Builders must provide buyers detailed information about their green homes. 

In addition to assisting and guiding homeowners in establishing green building priorities at the beginning of a project, contractors who can provide homeowners with a valuable, comprehensive packet of information at the end of construction will have a competitive advantage in the next few years.

The responsibility and ability to do so cannot be left solely to the contractor, however. Project consultants/designers, architects, and engineers must provide data to the contractor in a way that can be easily incorporated into the information for the homeowner/building owner at the end of the project. The task of creating a comprehensive information packet needs to be negotiated into the project, if the contractor is to remain profitable.

Engaging the client

Project consultants and other specialists must provide data to the contractor in a manner that can be easily incorporated into information given to the homeowner at the end of the project.

Too often, the effort and costs of creating a complete and comprehensive set of product/equipment manuals and information about an Internet of Things (IoT) products in a building are considerable.

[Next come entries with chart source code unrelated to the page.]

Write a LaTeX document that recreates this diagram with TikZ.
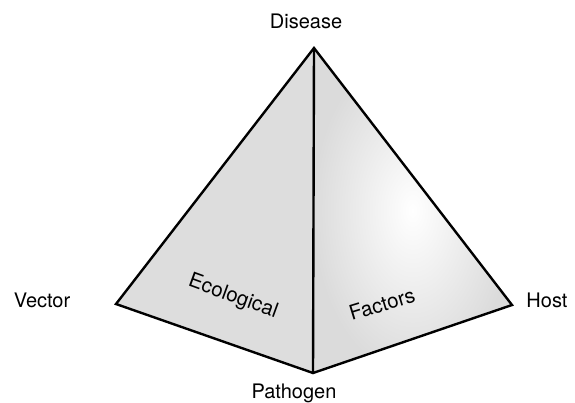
\documentclass[tikz,border=0pt]{standalone}
\usepackage{fontspec}
\setmainfont{TeX Gyre Heros}
\begin{document}
\begin{tikzpicture}[x=1pt,y=-1pt,
  lbl/.style={inner sep=0pt,anchor=base,font=\fontsize{20}{24}\selectfont},
  facelbl/.style={inner sep=0pt,font=\fontsize{20.5}{24}\selectfont},
  edge/.style={line width=2.4pt,line join=miter,line cap=round}]
\useasboundingbox (0,0) rectangle (575,402);
\coordinate (A) at (314,48);
\coordinate (V) at (116,304);
\coordinate (H) at (512,305);
\coordinate (P) at (313,373);
% faces
\fill[gray!27] (A) -- (V) -- (P) -- cycle;
\shade[inner color=white,outer color=gray!28,shading=radial] (A) -- (P) -- (H) -- cycle;
% edges
\draw[edge] (A) -- (V) -- (P) -- (H) -- cycle;
\draw[edge] (A) -- (P);
% labels
\node[lbl] (dis) at (306,28) {Disease};
\node[lbl] (vec) at (42,307) {Vector};
\node[lbl] (hos) at (547,307) {Host};
\node[lbl] (pat) at (294,398) {Pathogen};
\node[facelbl,rotate=-20] (eco) at (233,297) {Ecological};
\node[facelbl,rotate=17] (fac) at (382,304) {Factors};
\end{tikzpicture}
\end{document}
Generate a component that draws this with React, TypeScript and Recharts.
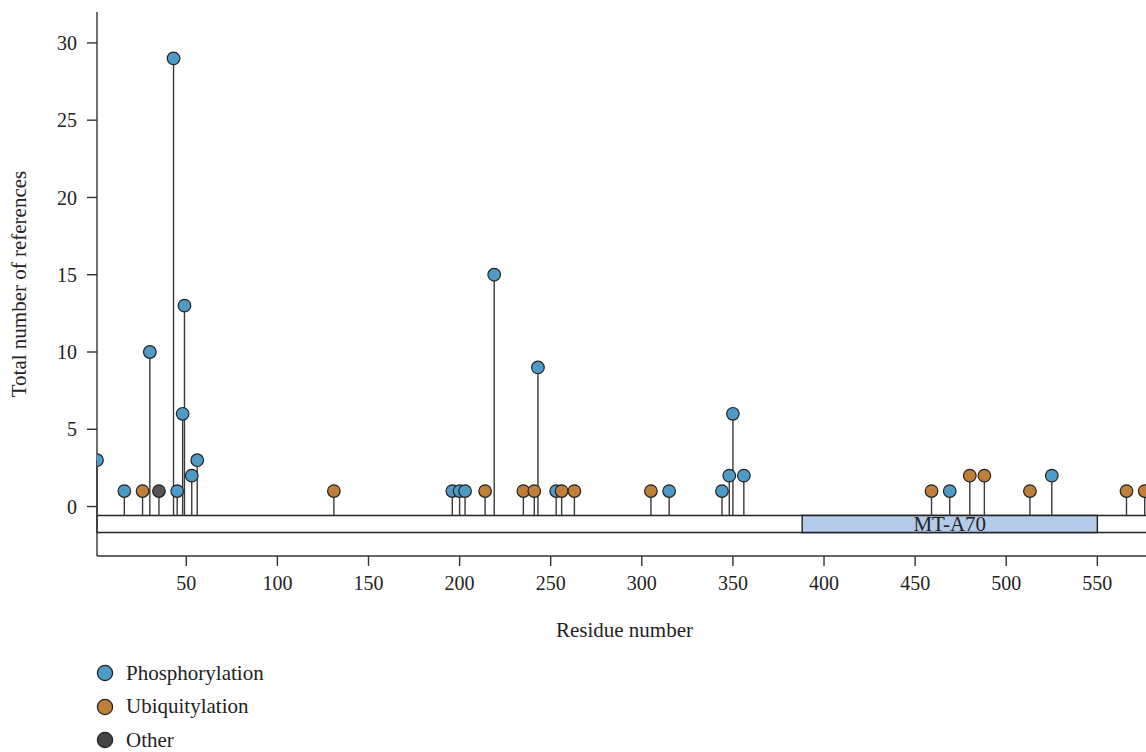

When this is not considered in the cost of the construction contract of the building, it can significantly affect the bottom line of a project. On substantial non-residential construction, such as airport projects, these costs can run into hundreds of thousands of dollars.

Data Delivered Right

The days of providing print versions of a stack of equipment manuals or a CD-ROM with hundreds of PDFs to satisfy a data delivery requirement are ending. For example, more sophisticated corporate clients for hotel/resort projects and some federal government endeavors are beginning to require information to be provided in a way that can be easily integrated into their digital building management and operation systems.

This will happen at a different scale for custom home projects. But savvy homeowners are beginning to realize the value of this information in managing their home. They want contractors who can adequately—and correctly—provide it.

Green building contractors who can clearly request information in certain formats from each project consultant will be getting ahead of the game, and more efficiently and effectively create information packets for their clients. It is unfair to leave the responsibility of developing the information package solely to the general contractor.

A system of information management must be created that benefits all building industry project members. It also requires us to be able to successfully communicate this to homeowners/building owners, who may not understand the value of this at the beginning of contract negotiations but will benefit form it after the completion of construction. 

I will be writing further about how current developments in computer software will assist with creating, collecting and presenting this valuable building information to the homeowner/building owner in future articles.